Ringhals consists of four reactors, two of which are in operation. It is one of few nuclear power plants to have both boiling water and pressurised water reactors.

The first reactor (R1) is a boiling water reactor, built by Asea-Atom. It was in commercial operation between January 1976 and December 2020.

The three remaining reactors (R2, R3 and R4) are pressurised water reactors manufactured by Westinghouse. R2 was in operation between May 1975 and December 2019. R3 has an installed electrical capacity of 1,074 MW and began commercial operation in September 1981 and R4 – with an installed electrical capacity of 1,130 MW – went commercial in November 1983.


The history of Ringhals dates back to 1965, when Vattenfall began buying land in the Värö peninsula area. Requests for tender regarding a boiling water reactor and a pressurised water reactor were issued in the following years. In 1968, the construction and operation of a nuclear power plant were approved by His Majesty the King, and one reactor of each kind was purchased from Asea-Atom and Westinghouse, the selected suppliers. In 1970 construction began at Ringhals and in 1972 the site was one of the largest workplaces in Europe, employing about 3,200 people. Commercial operation of Ringhals started with the second reactor in 1975 and in the following years the other reactors were connected to the grid. 

In 1998 Ringhals reached a milestone, having generated 400 TWh of electricity, which at the time amounted to 10% of all electricity consumed in Sweden since the introduction of the light bulb at the beginning of the century. In 2018 Ringhals reached an all-time-high in electricity generation, supplying 30 TWh of electricity to Sweden.

The operation of the nuclear power plant is a major project in itself. However, extensive research and development work also takes place at Ringhals, as many of the plant's technicians and engineers are experts in their respective fields.

In 2015, the board of Ringhals decided to close Ringhals 2 in December 2019 and Ringhals 1 in December 2020.

Investing for the future

Investments and upgrades are made continuously to increase the lifespan of Ringhals units 3 and 4. Both reactors have reached approximately half their lifetime, and the modernisation work will ensure their capability to produce fossil-free electricity from 40 to at least 60 years. This means that Ringhals employees work with proven technology as well as new technology and systems, which require them to be both safety aware and innovative in their approach.

Ringhals regularly recruits new colleagues to various parts of the business. Personal development is an important investment in the company's future and major efforts are made to give employees the opportunity to develop and thrive in the workplace. The company culture is characterised by skills, knowledge and people who want to share their expertise.

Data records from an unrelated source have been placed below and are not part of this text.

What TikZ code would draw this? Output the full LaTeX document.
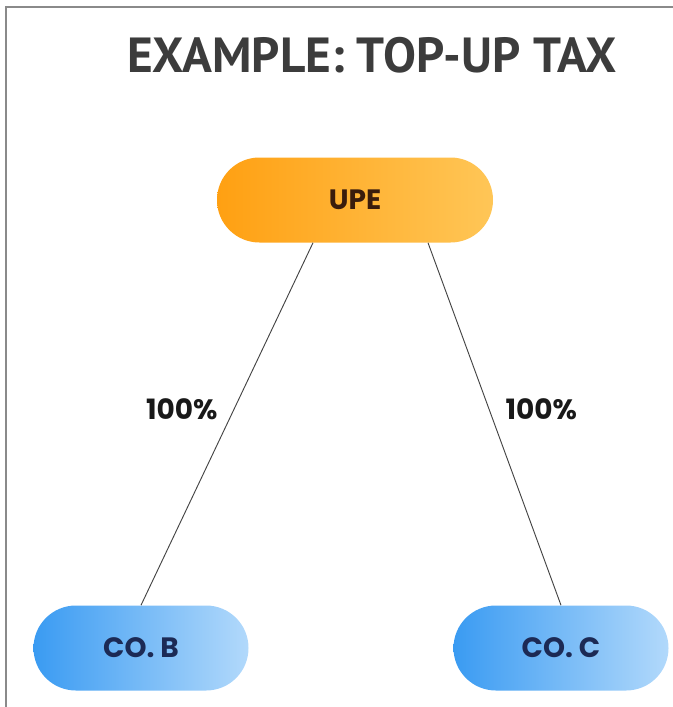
\documentclass[tikz,border=0pt]{standalone}
\usepackage{fontspec}
\setmainfont{Poppins}
\newfontfamily\titlefont{PT Sans}
\usetikzlibrary{positioning}
\definecolor{upeleft}{HTML}{FFA012}
\definecolor{uperight}{HTML}{FFC657}
\definecolor{upetext}{HTML}{3A1C0C}
\definecolor{coleft}{HTML}{3A9BF2}
\definecolor{coright}{HTML}{B2D9FB}
\definecolor{cotext}{HTML}{1C2A55}
\definecolor{titlegray}{HTML}{3C3C3C}
\definecolor{framegray}{HTML}{8A8A8A}
\definecolor{linegray}{HTML}{444444}
\begin{document}
\begin{tikzpicture}[
            every node/.style = {font = \bfseries\fontsize{21}{24}\selectfont},
            entity/.style = {minimum height = 63.75pt, rounded corners = 31.8pt, inner sep = 0pt},
            upebox/.style = {entity, minimum width = 207pt, left color = upeleft, right color = uperight, text = upetext},
            cobox/.style = {entity, minimum width = 161.25pt, xshift = -3pt, left color = coleft, right color = coright, text = cotext},
            sharelabel/.style = {inner sep = 0pt, text = black!90},
            level distance = 336pt, sibling distance = 315pt]
            \useasboundingbox (0,0) rectangle (504.75pt,-530.25pt);
            \draw[framegray, line width = 1.1pt] (4.5pt,-530.25pt) -- (4.5pt,-5.25pt) -- (504.75pt,-5.25pt);
            \node[font = \titlefont\bfseries\fontsize{37}{42}\selectfont, text = titlegray] (title) at (279pt,-41.25pt) {EXAMPLE: TOP-UP TAX};
            \node[upebox] (upe) at (266.25pt,-150pt) {UPE}
            child {node[cobox] (cob) {CO. B} edge from parent[draw = none]}
            child {node[cobox] (coc) {CO. C} edge from parent[draw = none]};
            \draw[linegray, line width = 0.7pt] ([xshift = -31.5pt]upe.south) -- node[sharelabel, pos = .46, left = 12pt] {100\%} (cob.north);
            \draw[linegray, line width = 0.7pt] ([xshift = 54.75pt]upe.south) -- node[sharelabel, pos = .46, right = 12pt] {100\%} (coc.north);
\end{tikzpicture}
\end{document}
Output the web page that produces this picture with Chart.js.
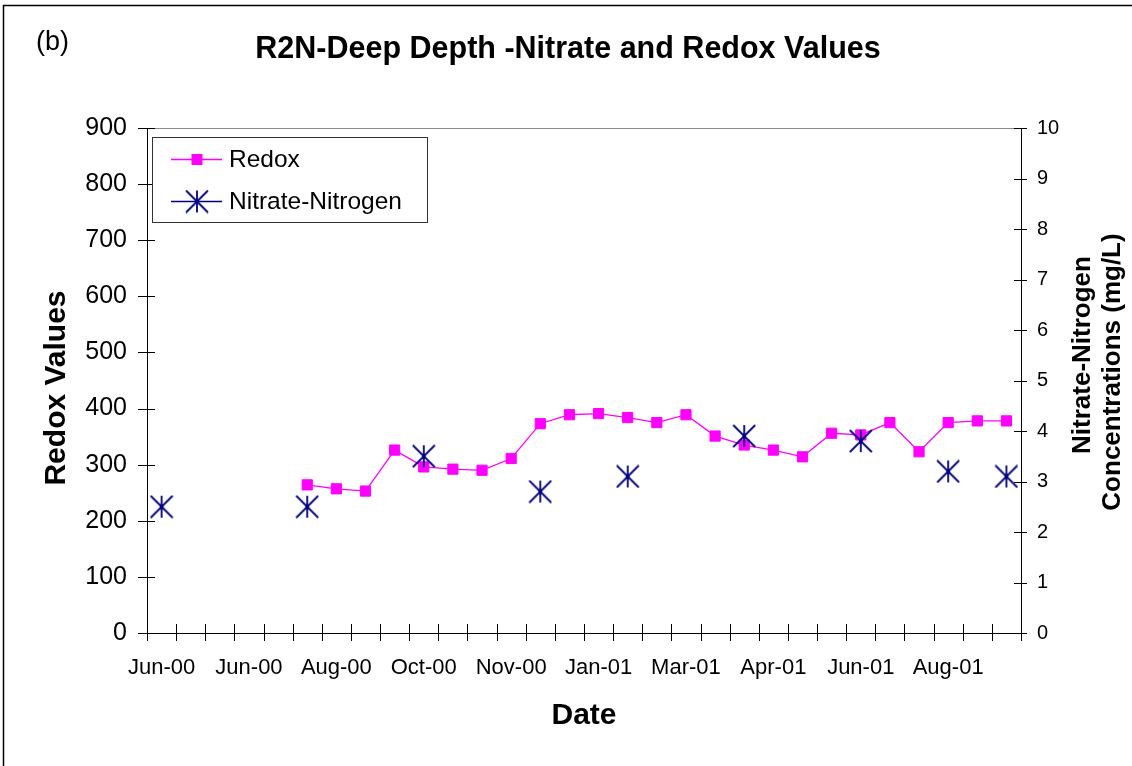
<!DOCTYPE html>
<html>
<head>
<meta charset="utf-8">
<title>R2N-Deep Depth - Nitrate and Redox Values</title>
<script src="https://cdn.jsdelivr.net/npm/chart.js@4.4.1/dist/chart.umd.min.js"></script>
<style>
  html, body { margin: 0; padding: 0; background: #fff; }
  canvas { display: block; }
</style>
</head>
<body>
<canvas id="redoxChart" width="1132" height="766"></canvas>
<script>
  const FONT = "'Liberation Sans', Arial, sans-serif";

  // sampling slots along the date axis, only every third slot is labelled
  const tickLabels = ['Jun-00', 'Jun-00', 'Aug-00', 'Oct-00', 'Nov-00', 'Jan-01', 'Mar-01', 'Apr-01', 'Jun-01', 'Aug-01'];
  const LABEL_STEP = 3;
  const SLOT_COUNT = 30;
  const categories = Array.from({ length: SLOT_COUNT }, (_, i) => (i % LABEL_STEP === 0 ? tickLabels[i / LABEL_STEP] : ''));

  // redox potential per slot (left axis)
  const redox = [null, null, null, null, null,
    264, 257, 253, 326, 296, 292, 290, 311, 373, 389,
    391, 384, 375, 389, 351, 335, 326, 314, 356, 353,
    375, 323, 375, 378, 378];

  // nitrate-nitrogen in mg/L per slot (right axis)
  const nitrate = [2.5, null, null, null, null,
    2.5, null, null, null, 3.5, null, null, null, 2.8, null,
    null, 3.1, null, null, null, 3.9, null, null, null, 3.8,
    null, null, 3.2, null, 3.1];

  const redoxTicks = [0, 900, 100];
  const nitrateTicks = [0, 10, 1];

  const MAGENTA = '#ff00ff';
  const NAVY = '#000080';

  // excel style asterisk: vertical bar plus an X, small dot in the middle
  function makeStar(size, color) {
    const c = document.createElement('canvas');
    c.width = c.height = size;
    const g = c.getContext('2d');
    const m = size / 2, r = size / 2 - 1;
    g.strokeStyle = color;
    g.lineWidth = 1.8;
    g.beginPath();
    g.moveTo(m, m - r); g.lineTo(m, m + r);
    g.moveTo(m - r, m - r); g.lineTo(m + r, m + r);
    g.moveTo(m + r, m - r); g.lineTo(m - r, m + r);
    g.stroke();
    g.fillStyle = color;
    g.beginPath();
    g.arc(m, m, 2, 0, Math.PI * 2);
    g.fill();
    return c;
  }
  const starImg = makeStar(24, NAVY);

  const decorPlugin = {
    id: 'decor',
    afterDraw(chart) {
      const { ctx, chartArea, scales } = chart;
      const { left, right, top, bottom } = chartArea;
      const px = v => Math.round(v) + 0.5;
      ctx.save();

      // outer frame (top and left edges)
      ctx.strokeStyle = '#000';
      ctx.lineWidth = 1.5;
      ctx.beginPath();
      ctx.moveTo(3.5, 766); ctx.lineTo(3.5, 5.5); ctx.lineTo(1132, 5.5);
      ctx.stroke();

      // plot area top edge
      ctx.lineWidth = 1;
      ctx.strokeStyle = '#8c8c8c';
      ctx.beginPath();
      ctx.moveTo(left, px(top)); ctx.lineTo(right, px(top));
      ctx.stroke();

      // tick marks crossing the axes
      ctx.strokeStyle = '#000';
      ctx.beginPath();
      scales.y.ticks.forEach(t => {
        const y = px(scales.y.getPixelForValue(t.value));
        ctx.moveTo(left - 9, y); ctx.lineTo(left + 8, y);
      });
      scales.y2.ticks.forEach(t => {
        const y = px(scales.y2.getPixelForValue(t.value));
        ctx.moveTo(right - 7, y); ctx.lineTo(right + 6, y);
      });
      const slot = scales.x.getPixelForValue(1) - scales.x.getPixelForValue(0);
      for (let i = 0; i <= SLOT_COUNT; i++) {
        const x = px(scales.x.getPixelForValue(i) - slot / 2);
        ctx.moveTo(x, bottom - 9); ctx.lineTo(x, bottom + 8);
      }
      ctx.stroke();

      // titles
      ctx.fillStyle = '#000';
      ctx.textAlign = 'center';
      ctx.textBaseline = 'alphabetic';
      ctx.font = 'bold 30.5px ' + FONT;
      ctx.fillText('R2N-Deep Depth -Nitrate and Redox Values', 568, 58);
      ctx.font = 'bold 30px ' + FONT;
      ctx.fillText('Date', 584, 724);

      ctx.textAlign = 'left';
      ctx.font = '27px ' + FONT;
      ctx.fillText('(b)', 36, 50);

      ctx.textAlign = 'center';
      ctx.save();
      ctx.translate(65, 388);
      ctx.rotate(-Math.PI / 2);
      ctx.font = 'bold 30px ' + FONT;
      ctx.fillText('Redox Values', 0, 0);
      ctx.restore();

      ctx.save();
      ctx.font = 'bold 26px ' + FONT;
      ctx.translate(1090, 355);
      ctx.rotate(-Math.PI / 2);
      ctx.fillText('Nitrate-Nitrogen', 0, 0);
      ctx.restore();
      ctx.save();
      ctx.font = 'bold 26px ' + FONT;
      ctx.translate(1120, 372);
      ctx.rotate(-Math.PI / 2);
      ctx.fillText('Concentrations (mg/L)', 0, 0);
      ctx.restore();

      // legend box
      ctx.fillStyle = '#fff';
      ctx.fillRect(152.5, 137.5, 275, 85);
      ctx.strokeStyle = '#333';
      ctx.lineWidth = 1;
      ctx.strokeRect(152.5, 137.5, 275, 85);

      ctx.lineWidth = 1.3;
      ctx.strokeStyle = MAGENTA;
      ctx.beginPath(); ctx.moveTo(171, 159.5); ctx.lineTo(222, 159.5); ctx.stroke();
      ctx.fillStyle = MAGENTA;
      ctx.fillRect(191.5, 154, 11, 11);

      ctx.strokeStyle = NAVY;
      ctx.beginPath(); ctx.moveTo(171, 201.5); ctx.lineTo(222, 201.5); ctx.stroke();
      ctx.drawImage(starImg, 197 - 12, 201.5 - 12);

      ctx.fillStyle = '#000';
      ctx.textAlign = 'left';
      ctx.font = '24.5px ' + FONT;
      ctx.fillText('Redox', 229, 167);
      ctx.fillText('Nitrate-Nitrogen', 229, 209);

      ctx.restore();
    }
  };

  new Chart(document.getElementById('redoxChart'), {
    type: 'line',
    data: {
      labels: categories,
      datasets: [
        {
          label: 'Nitrate-Nitrogen',
          data: nitrate,
          yAxisID: 'y2',
          showLine: false,
          pointStyle: starImg,
          pointRadius: 11,
          borderColor: NAVY,
          backgroundColor: NAVY,
          order: 0
        },
        {
          label: 'Redox',
          data: redox,
          yAxisID: 'y',
          borderColor: MAGENTA,
          borderWidth: 1.3,
          backgroundColor: MAGENTA,
          pointStyle: 'rect',
          pointRadius: 7.2,
          pointBorderWidth: 1,
          pointBackgroundColor: MAGENTA,
          pointBorderColor: MAGENTA,
          tension: 0,
          order: 1
        }
      ]
    },
    options: {
      responsive: false,
      animation: false,
      events: [],
      layout: { padding: { top: 128, left: 0, right: 0, bottom: 0 } },
      plugins: {
        legend: { display: false },
        tooltip: { enabled: false }
      },
      scales: {
        x: {
          type: 'category',
          offset: true,
          grid: { display: false, drawTicks: false },
          border: { display: true, color: '#000', width: 1 },
          ticks: {
            autoSkip: false,
            maxRotation: 0,
            minRotation: 0,
            padding: 22,
            color: '#000',
            font: { family: FONT, size: 22 }
          },
          afterFit: s => { s.height = 133; }
        },
        y: {
          position: 'left',
          min: redoxTicks[0],
          max: redoxTicks[1],
          grid: { display: false, drawTicks: false },
          border: { display: true, color: '#000', width: 1 },
          ticks: {
            stepSize: redoxTicks[2],
            padding: 20,
            color: '#000',
            font: { family: FONT, size: 25 }
          },
          afterFit: s => { s.width = 147; }
        },
        y2: {
          position: 'right',
          min: nitrateTicks[0],
          max: nitrateTicks[1],
          grid: { display: false, drawTicks: false },
          border: { display: true, color: '#000', width: 1 },
          ticks: {
            stepSize: nitrateTicks[2],
            padding: 16,
            color: '#000',
            font: { family: FONT, size: 20 }
          },
          afterFit: s => { s.width = 111; }
        }
      }
    },
    plugins: [decorPlugin]
  });
</script>
</body>
</html>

A significant amount of research and development takes place at Ringhals and its specialists are among the best in the world in their field.

New reactors at Ringhals?

Vattenfall sees a need for increased electricity production in the south of Sweden.  A feasibility study has started that will evaluate the commercial, legal and technical conditions for building at least two small modular reactors on the Värö peninsula. The results of the study will be presented in the autumn of 2023.

The Ringhals area is designated by the Swedish Energy Agency as of national interest for energy production and infrastructure already exists if production is expanded.